A sharp intensification of Myanmar’s digital crackdown unfolded in September 2025, as the military regime deployed new surveillance tools and legal measures to further restrict civic space and monitor online activity. On 8 September, junta police and military forces in Nyaung Oo Township, Bagan used the AI-powered Person Scrutinization and Monitoring System (PSMS) to cross-check hotel guest lists leading to the arrest of several Civil Disobedience Movement (CDM) members, including nurses and teachers who were visiting for pilgrimage. The following day, 9 September, Justice For Myanmar published an investigative report revealing that the Chinese company Geedge Networks has supplied the junta with a commercial version of China’s “Great Firewall.” According to this report, this technology enables the regime to conduct real-time surveillance and geolocation of Myanmar’s 33.4 million internet users, with operational support from 13 domestic telecommunications providers.
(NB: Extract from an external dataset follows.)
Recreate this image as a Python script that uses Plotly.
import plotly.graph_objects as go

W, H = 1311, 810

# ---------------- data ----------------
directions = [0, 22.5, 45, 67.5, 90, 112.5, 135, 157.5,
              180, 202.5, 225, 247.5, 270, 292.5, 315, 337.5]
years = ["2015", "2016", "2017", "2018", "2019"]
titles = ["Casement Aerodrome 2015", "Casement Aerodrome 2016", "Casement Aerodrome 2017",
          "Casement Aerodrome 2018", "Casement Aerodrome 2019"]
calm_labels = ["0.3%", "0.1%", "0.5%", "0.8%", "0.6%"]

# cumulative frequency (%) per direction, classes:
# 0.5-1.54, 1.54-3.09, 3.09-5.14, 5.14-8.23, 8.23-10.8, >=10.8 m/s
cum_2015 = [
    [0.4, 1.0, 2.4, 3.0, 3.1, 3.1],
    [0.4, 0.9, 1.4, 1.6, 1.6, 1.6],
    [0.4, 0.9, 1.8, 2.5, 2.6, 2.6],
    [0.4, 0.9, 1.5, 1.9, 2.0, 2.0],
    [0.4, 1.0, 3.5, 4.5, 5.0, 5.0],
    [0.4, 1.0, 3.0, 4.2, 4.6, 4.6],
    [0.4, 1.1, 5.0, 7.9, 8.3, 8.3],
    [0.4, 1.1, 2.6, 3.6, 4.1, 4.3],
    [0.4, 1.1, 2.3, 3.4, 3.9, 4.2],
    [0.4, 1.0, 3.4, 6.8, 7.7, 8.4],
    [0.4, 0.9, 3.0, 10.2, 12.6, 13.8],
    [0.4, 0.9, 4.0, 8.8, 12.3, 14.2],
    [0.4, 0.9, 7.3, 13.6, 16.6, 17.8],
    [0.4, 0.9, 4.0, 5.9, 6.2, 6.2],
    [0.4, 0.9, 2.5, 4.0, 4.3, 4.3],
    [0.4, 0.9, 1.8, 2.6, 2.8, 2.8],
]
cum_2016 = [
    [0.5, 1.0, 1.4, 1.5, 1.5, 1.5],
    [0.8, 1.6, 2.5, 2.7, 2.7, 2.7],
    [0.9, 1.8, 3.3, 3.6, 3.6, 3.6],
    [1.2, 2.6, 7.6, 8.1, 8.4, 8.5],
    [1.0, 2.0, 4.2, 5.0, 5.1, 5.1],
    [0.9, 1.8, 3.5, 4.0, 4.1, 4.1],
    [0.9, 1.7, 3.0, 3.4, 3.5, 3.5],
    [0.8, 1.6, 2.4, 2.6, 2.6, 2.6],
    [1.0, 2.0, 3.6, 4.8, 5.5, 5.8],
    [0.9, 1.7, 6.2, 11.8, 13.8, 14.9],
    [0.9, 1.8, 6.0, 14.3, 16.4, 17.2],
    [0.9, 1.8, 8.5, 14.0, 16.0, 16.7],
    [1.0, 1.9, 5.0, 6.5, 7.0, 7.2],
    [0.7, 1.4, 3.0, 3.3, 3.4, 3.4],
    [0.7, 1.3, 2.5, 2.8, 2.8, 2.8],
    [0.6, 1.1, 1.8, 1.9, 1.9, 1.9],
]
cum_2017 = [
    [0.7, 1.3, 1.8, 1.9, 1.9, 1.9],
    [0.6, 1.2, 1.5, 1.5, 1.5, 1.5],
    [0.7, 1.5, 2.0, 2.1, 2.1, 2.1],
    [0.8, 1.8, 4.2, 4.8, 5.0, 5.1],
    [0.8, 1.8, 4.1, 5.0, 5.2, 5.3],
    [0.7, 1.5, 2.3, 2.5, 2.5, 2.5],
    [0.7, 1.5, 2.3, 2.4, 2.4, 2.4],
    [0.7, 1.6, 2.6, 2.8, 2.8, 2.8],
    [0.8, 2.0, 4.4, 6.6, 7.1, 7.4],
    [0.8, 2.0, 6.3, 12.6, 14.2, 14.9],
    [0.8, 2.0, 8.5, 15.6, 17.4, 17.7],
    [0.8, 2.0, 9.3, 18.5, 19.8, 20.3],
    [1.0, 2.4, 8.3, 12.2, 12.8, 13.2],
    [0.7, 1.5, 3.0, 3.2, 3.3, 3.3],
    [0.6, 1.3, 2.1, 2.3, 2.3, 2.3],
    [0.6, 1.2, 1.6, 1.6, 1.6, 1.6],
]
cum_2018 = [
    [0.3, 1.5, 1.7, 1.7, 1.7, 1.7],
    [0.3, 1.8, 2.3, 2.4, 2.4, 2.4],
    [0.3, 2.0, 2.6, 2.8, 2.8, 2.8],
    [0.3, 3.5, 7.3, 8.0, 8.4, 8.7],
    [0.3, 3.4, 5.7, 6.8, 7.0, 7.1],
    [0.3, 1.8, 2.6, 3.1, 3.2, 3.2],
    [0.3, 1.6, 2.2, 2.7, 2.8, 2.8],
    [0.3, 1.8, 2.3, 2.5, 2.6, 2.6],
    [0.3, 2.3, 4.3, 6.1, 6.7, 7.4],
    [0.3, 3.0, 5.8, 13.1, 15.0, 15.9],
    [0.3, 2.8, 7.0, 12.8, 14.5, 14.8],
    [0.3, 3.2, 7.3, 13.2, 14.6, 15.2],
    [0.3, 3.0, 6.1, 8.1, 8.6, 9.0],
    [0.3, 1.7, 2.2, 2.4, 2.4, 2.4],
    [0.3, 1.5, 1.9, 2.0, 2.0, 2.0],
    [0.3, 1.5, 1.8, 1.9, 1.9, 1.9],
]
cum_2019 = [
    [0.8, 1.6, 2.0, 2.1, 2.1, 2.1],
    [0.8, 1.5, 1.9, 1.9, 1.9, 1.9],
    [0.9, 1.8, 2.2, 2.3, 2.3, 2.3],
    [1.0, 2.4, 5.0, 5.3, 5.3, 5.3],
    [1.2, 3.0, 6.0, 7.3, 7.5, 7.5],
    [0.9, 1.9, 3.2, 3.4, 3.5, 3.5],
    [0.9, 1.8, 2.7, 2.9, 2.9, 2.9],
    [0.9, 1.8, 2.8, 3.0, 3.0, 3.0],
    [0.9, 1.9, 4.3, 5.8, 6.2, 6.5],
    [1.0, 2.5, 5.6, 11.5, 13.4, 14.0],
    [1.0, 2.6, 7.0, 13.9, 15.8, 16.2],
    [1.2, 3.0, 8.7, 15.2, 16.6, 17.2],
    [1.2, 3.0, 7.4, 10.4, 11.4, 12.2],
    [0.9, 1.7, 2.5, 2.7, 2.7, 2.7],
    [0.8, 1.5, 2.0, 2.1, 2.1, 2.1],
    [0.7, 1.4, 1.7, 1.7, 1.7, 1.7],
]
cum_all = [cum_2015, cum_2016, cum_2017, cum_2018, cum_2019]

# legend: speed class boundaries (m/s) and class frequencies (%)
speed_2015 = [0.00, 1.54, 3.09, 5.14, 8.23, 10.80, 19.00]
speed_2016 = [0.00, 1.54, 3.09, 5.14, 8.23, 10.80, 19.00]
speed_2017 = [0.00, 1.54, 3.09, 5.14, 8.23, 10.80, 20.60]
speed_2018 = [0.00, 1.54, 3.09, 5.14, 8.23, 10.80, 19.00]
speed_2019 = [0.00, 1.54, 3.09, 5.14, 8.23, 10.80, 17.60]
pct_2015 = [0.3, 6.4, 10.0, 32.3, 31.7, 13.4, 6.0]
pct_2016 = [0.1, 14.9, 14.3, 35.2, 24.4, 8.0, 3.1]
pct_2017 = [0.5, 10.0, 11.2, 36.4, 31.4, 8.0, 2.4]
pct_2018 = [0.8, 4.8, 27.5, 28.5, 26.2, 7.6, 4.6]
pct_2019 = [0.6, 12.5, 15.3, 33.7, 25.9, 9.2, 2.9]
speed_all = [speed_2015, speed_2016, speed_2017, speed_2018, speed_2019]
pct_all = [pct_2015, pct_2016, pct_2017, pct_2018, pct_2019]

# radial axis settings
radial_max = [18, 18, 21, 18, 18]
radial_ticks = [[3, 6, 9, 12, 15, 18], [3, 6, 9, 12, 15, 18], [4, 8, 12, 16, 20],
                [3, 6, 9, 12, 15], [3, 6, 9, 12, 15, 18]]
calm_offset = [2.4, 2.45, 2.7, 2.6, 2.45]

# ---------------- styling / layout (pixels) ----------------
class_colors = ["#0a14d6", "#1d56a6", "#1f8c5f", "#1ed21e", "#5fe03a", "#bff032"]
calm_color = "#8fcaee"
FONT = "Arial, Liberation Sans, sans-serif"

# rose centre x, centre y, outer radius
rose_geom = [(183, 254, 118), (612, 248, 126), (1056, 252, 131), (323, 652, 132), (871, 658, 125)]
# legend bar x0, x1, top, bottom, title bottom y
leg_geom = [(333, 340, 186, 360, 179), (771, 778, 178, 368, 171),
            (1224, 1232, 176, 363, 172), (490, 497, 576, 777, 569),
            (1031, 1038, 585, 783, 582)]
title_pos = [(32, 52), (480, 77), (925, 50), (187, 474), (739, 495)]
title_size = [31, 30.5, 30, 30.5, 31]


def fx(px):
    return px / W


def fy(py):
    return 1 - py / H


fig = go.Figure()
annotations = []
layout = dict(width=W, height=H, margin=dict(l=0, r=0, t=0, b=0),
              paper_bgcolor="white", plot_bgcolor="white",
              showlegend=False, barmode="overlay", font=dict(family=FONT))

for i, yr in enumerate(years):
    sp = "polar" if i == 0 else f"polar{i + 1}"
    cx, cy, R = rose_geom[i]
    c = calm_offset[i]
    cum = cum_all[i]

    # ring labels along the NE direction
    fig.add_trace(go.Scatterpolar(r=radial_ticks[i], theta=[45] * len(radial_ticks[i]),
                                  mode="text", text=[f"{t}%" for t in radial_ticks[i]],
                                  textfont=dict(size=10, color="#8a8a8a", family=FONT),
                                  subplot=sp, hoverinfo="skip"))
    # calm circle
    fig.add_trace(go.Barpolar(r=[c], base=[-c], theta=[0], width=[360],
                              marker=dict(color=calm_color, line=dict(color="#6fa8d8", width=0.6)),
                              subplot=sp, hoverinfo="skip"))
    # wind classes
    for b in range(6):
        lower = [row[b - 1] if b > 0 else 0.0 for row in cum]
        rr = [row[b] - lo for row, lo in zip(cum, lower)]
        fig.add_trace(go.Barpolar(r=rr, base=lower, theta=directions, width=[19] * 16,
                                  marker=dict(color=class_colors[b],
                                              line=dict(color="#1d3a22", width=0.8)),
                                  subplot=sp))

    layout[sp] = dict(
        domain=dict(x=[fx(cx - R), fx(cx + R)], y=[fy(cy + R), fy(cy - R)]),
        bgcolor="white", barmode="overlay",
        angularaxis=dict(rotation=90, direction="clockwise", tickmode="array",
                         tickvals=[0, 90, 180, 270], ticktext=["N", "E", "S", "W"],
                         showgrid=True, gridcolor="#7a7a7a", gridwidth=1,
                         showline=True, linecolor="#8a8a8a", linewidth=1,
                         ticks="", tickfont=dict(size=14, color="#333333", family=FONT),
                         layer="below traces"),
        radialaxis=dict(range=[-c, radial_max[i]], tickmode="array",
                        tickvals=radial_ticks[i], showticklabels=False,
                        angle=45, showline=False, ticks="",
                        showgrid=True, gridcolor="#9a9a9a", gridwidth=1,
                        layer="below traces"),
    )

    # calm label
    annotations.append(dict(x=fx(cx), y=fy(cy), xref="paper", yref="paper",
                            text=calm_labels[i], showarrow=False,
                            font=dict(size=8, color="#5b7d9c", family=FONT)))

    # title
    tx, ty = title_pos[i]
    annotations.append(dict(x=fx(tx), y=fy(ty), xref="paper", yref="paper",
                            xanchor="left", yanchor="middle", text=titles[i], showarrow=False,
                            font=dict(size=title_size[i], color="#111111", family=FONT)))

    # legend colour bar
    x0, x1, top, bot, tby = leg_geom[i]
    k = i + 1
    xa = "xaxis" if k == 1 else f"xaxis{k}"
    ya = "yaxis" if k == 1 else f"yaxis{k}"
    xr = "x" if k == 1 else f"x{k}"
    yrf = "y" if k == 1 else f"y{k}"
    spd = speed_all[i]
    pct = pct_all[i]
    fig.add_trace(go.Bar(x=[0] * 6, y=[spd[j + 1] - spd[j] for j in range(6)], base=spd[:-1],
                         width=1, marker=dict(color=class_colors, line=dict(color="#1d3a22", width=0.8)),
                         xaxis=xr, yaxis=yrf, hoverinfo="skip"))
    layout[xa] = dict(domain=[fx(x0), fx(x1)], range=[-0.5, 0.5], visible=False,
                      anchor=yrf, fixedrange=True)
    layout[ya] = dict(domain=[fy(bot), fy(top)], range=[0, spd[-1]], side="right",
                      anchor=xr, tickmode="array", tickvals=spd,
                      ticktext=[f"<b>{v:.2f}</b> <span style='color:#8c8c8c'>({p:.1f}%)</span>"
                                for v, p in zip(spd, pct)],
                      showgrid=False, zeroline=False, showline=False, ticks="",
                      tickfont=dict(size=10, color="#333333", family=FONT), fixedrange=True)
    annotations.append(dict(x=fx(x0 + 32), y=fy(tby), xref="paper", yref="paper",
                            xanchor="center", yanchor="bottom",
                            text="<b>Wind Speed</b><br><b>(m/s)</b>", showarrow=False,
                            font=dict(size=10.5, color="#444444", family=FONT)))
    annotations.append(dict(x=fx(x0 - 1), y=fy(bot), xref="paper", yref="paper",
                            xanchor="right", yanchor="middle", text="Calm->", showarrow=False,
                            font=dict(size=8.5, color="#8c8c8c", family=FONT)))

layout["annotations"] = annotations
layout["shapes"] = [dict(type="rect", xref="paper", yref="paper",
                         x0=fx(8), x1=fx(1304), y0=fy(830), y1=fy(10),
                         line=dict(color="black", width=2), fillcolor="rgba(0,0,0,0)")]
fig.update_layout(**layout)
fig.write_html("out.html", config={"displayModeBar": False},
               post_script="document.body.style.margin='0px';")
These developments build on the 30 July 2025 formal notification No. (113/2025) by junta leader Min Aung Hlaing bringing into force the Cybersecurity Law enacted on 1 January 2025. The law mandates that digital platforms with over 100,000 users retain detailed user data for up to three years and provide unrestricted access to the regime upon request. It also authorizes arbitrary shutdowns of online services and seizure of digital infrastructure, effectively legalizing censorship and asset confiscation.  This legislation underpins a broader surveillance system developed since the 2021 coup, incorporating AI-powered PSMS, facial recognition CCTV networks, and national databases modeled after technologies from China, Russia, and India. These tools are actively used to target individuals based on social media activity, VPN usage, and online dissent. The law’s implementation marks a severe deterioration in Myanmar’s civic space, crushing digital freedoms, violating privacy, and silencing dissent. It entrenches authoritarian control over both virtual and physical spaces, leaving civil society actors, journalists, and ordinary citizens vulnerable to persecution and eliminating safe avenues for expression and mobilization. The law comes came to support technologies that have already resulted in mass arrests—1,657 people detained via PSMS in just three months (March-May 2025)—and world-record 85 internet shutdowns in 2024.
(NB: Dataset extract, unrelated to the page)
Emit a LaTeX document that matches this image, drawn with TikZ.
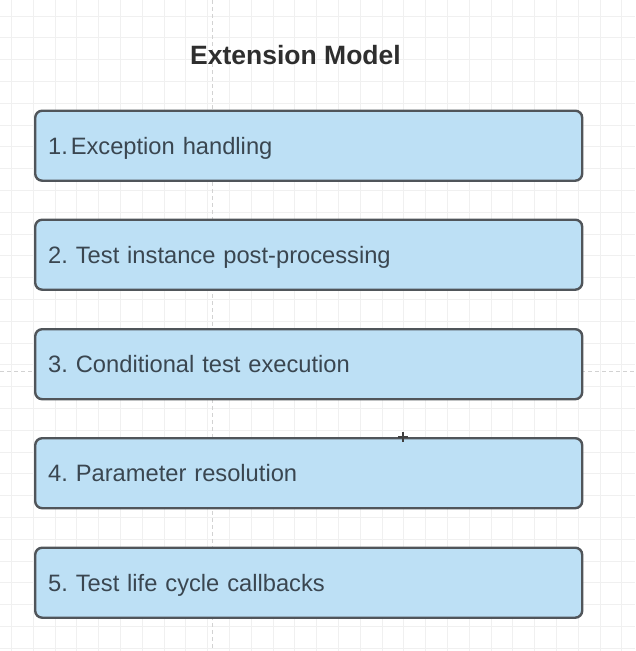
\documentclass[tikz,border=0pt]{standalone}
\usepackage{fontspec}
\setmainfont{Liberation Sans}
\definecolor{boxfill}{HTML}{BDE0F5}
\definecolor{boxline}{HTML}{50555A}
\definecolor{txt}{HTML}{3A4650}
\definecolor{gridc}{HTML}{F0F0F0}
\definecolor{dashc}{HTML}{D2D2D2}
\begin{document}
\begin{tikzpicture}[x=1pt,y=-1pt,
  itembox/.style={draw=boxline, fill=boxfill, line width=2.4pt, rounded corners=7pt,
    anchor=north west, minimum width=547pt, minimum height=70pt,
    text width=521pt, inner xsep=13pt, align=left, text=txt,
    font=\fontsize{23.7pt}{28pt}\selectfont\frenchspacing, text height=17pt, text depth=0pt},
  titlestyle/.style={font=\fontsize{26.5pt}{30pt}\selectfont\bfseries, text=black!82},
  gridline/.style={draw=gridc, line width=0.7pt},
  guide/.style={draw=dashc, line width=1pt, dash pattern=on 3.5pt off 3.5pt}]
\useasboundingbox (0,0) rectangle (635,651);
\fill[white] (0,0) rectangle (635,651);
% background grid
\foreach \i in {0,...,29} {
  \draw[gridline] ({11.4+21.8*\i},0) -- ({11.4+21.8*\i},651);
}
\foreach \j in {0,...,29} {
  \draw[gridline] (0,{16+21.8*\j}) -- (635,{16+21.8*\j});
}
% guides
\draw[guide] (212.5,0) -- (212.5,651);
\draw[guide] (0,371.7) -- (635,371.7);
% title
\node[titlestyle] (title) at (295.5,55) {Extension Model};
% boxes
\node[itembox] (b1) at (34,109.5) {1.\hspace{0.12em}Exception handling};
\node[itembox] (b2) at (34,218.5) {2. Test instance post-processing};
\node[itembox] (b3) at (34,328) {3. Conditional test execution};
\node[itembox] (b4) at (34,437) {4. Parameter resolution};
\node[itembox] (b5) at (34,546.5) {5. Test life cycle callbacks};
% cursor
\coordinate (cur) at (403,437);
\draw[black!75, line width=1.8pt] ([xshift=-5pt]cur) -- ([xshift=5pt]cur);
\draw[black!75, line width=1.8pt] ([yshift=-5pt]cur) -- ([yshift=5pt]cur);
\end{tikzpicture}
\end{document}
For journalists and media, the new surveillance tools and legal measures create immediate legal risks for using encrypted communication and VPNs, essential tools for their safety and work. This forces media further underground and accelerates a media blackout, depriving the public of independent information. For civil society and activists, the requirement for platforms to hand over data and use of PSMS dismantle digital anonymity. The resultant fear of arrest based on online activity is causing widespread self-censorship on social media and messaging apps, stifling free expression and organizing.